DEEP END

 

DEEP END

(director/writer: Jerzy Skolimowski; screenwriters: Boleslaw Sulik/Jerzy Gruza/Helmut Jedele; cinematographer: Charly Steinberger; editor: Barrie Vince; music: The Can/Cat Stevens; cast: Jane Asher (Susan), John Moulder-Brown (Michael ‘Mike’), Karl Michael Vogler (Swimming instructor), Christopher Sandford (Chris, fiance), Diana Dors (Mike’s 1. lady client), Louise Martini (Beata ‘Lovely Continental’, prostitute), Erica Beer (Baths cashier), Anita Lochner (Kathy), Anne-Marie Kuster (Nightclub receptionist), Cheryl Hall (Hot Dog Girl), Christine Paul-Podlasky (White Clouth Girl), Dieter Eppler (Stoker), Karl Ludwig Lindt (Baths manager), Eduard Linkers (Cinema Owner), Burt Kwouk (Hot Dog Vendor); Runtime: 91; MPAA Rating: R; producer: Helmut Jedele; Paramount; 1971-W. Germany/USA-in English)

“A powerful and uniquely slanted coming-of-age film about the troubling sexual awakening of a young boy in a sleazy setting.”

 

Reviewed by Dennis Schwartz

Polish filmmaker Jerzy Skolimowski (“Moonlighting”/”The Nude”/”Walkover”) brilliantly directs this creepy, disturbing and quirky coming-of-age film as a black sex comedy. It’s written by Skolimowski, Boleslaw Sulik, Jerzy Gruza and Helmut Jedele. The dreary tale is set in a London public bathhouse (filmed at Munich’s Bavaria Studios). Seemingly out-of-place is the hipster background music of Cat Stevens and the German band The Can, but it sounds good.

The socially awkward working-class 15-year-old Mike (John Moulder-Brown), a high school dropout, gets his first job as an attendant in the Newford bathhouse. The virgin is infatuated with the 23-year-old more worldly sexy redheaded co-worker attendant Susan (Jane Asher), who shows him the ropes and informs him the bathhouse is a place of fantasies for their clients–something that should help him with tips from the older women clients. The go-go boot wearing hottie recognizes the teen has a crush on her and gets pleasure playing the part of a cock-teaser, but fails to realize how emotionally twisted is the lad. Her promiscuous lifestyle, where she sees her fiancé (Christopher Sandford) and is having an affair with Mike’s sleazy married former swimming instructor high school teacher (Karl Michael Vogler), puts him in a snit as he obsesses over getting into Susan’s pants and eliminating the competition.
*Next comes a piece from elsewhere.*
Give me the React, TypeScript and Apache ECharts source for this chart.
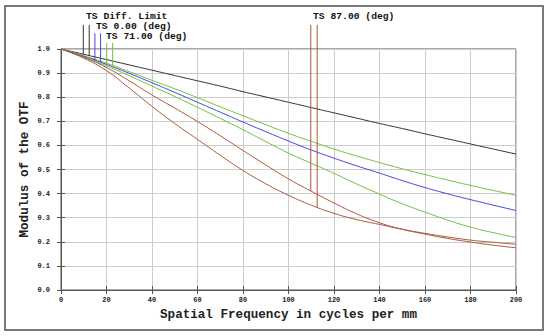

Mike’s frustration in trying to win her over leads to the sicko kid stalking her, pawing her in the movie, stealing her poster he discovers on the site of a Soho strip club, as he continually sabotages her personal relationships by making himself a pest. It ends in tragedy.

Despite the main characters being unsympathetic, this is a powerful and uniquely slanted coming-of-age film about the troubling sexual awakening of a young boy in a sleazy setting. The raw performances resonate, while the unsentimental tale makes you squirm. Even though it didn’t catch on with the public in its theater release, despite for the most part being critically praised, this film is worth checking out for its uncompromising storytelling. Deep End offers a compelling twist on ‘kitchen sink’ realism by telling us that matters of love are unpredictable and are not the be all and end all, as are many of cinema’s coming-of-age love stories.